The project slips. Tensions rise. One quiet team member starts updating their LinkedIn.
The loss isn’t in a headline-worthy failure — it’s in the slow drag on momentum. The kind you don’t see until you look back and realize how far off-course you’ve drifted.
When Culture Takes a Hit
Cultural misalignment isn’t just a vibe mismatch. It’s the seed of bigger problems.
A hire who operates out of sync — whether it’s communication style, ownership mentality, or values — can disrupt team cohesion. Over time, even top performers may disengage or leave, not because of compensation, but because the environment no longer energizes them.
In many cases, they’re not leaving the company — they’re leaving the culture.
What You Don’t See on the P&L
It’s easy to calculate salary and benefits. But what about:
- The hours spent onboarding and training?
- The work others defer to support the struggling hire?
- The opportunity cost of missed targets or delayed launches?
- The impact on team morale and retention?
The U.S. Department of Labor estimates a bad hire can cost up to 30% of their annual salary. But in fast-moving, high-stakes environments, the hidden costs can be even higher.
A Smarter Framework: The 3-Fit Rule
To avoid these pitfalls, hiring must shift from a reactive task to a strategic decision.
Try filtering candidates using the 3-Fit Rule:
- Skill Fit – Can they do the job, not just technically but also in how your team works?
- Culture Fit – Will they align with your team’s values, communication, and pace?
- Timing Fit – Are they right for where your business is today — not where it will be in 3 years?
Getting two out of three can still be a costly compromise.
The Role of a True Hiring Partner
This is where a strategic recruitment partner can make a real difference.
The best recruiters aren’t just resume pushers.

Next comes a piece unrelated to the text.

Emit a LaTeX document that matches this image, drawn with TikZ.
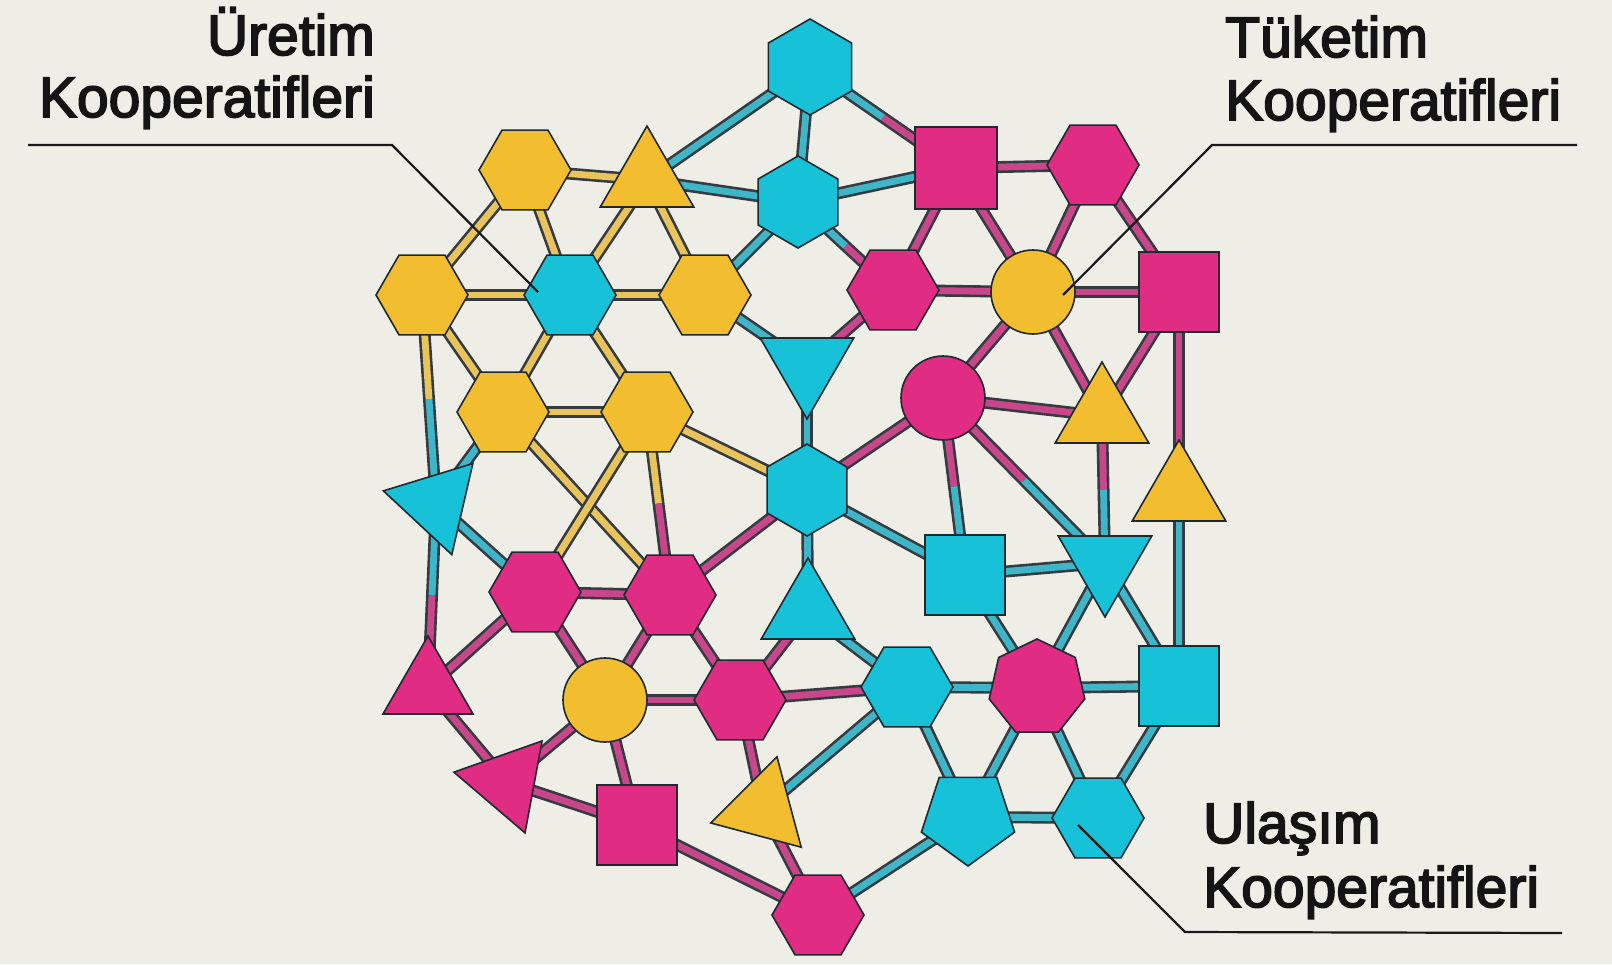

They act as extensions of your team — understanding not just your job descriptions, but your business model, team dynamics, and long-term goals.
They ask the hard questions, screen for alignment, and protect you from short-term decisions that lead to long-term regret.
Final Thought
A wrong hire may not break your business — but enough wrong hires can slow it to a crawl.
When you’re building a team, every person you add either moves you closer to your goals — or subtly delays them. So the next time you feel the urge to “just fill the role,” pause and ask:
Are we hiring for speed, or for sustainability?
Because the true cost of a wrong hire isn’t just who you bring in.
It’s who you may lose — and how much slower your business might move.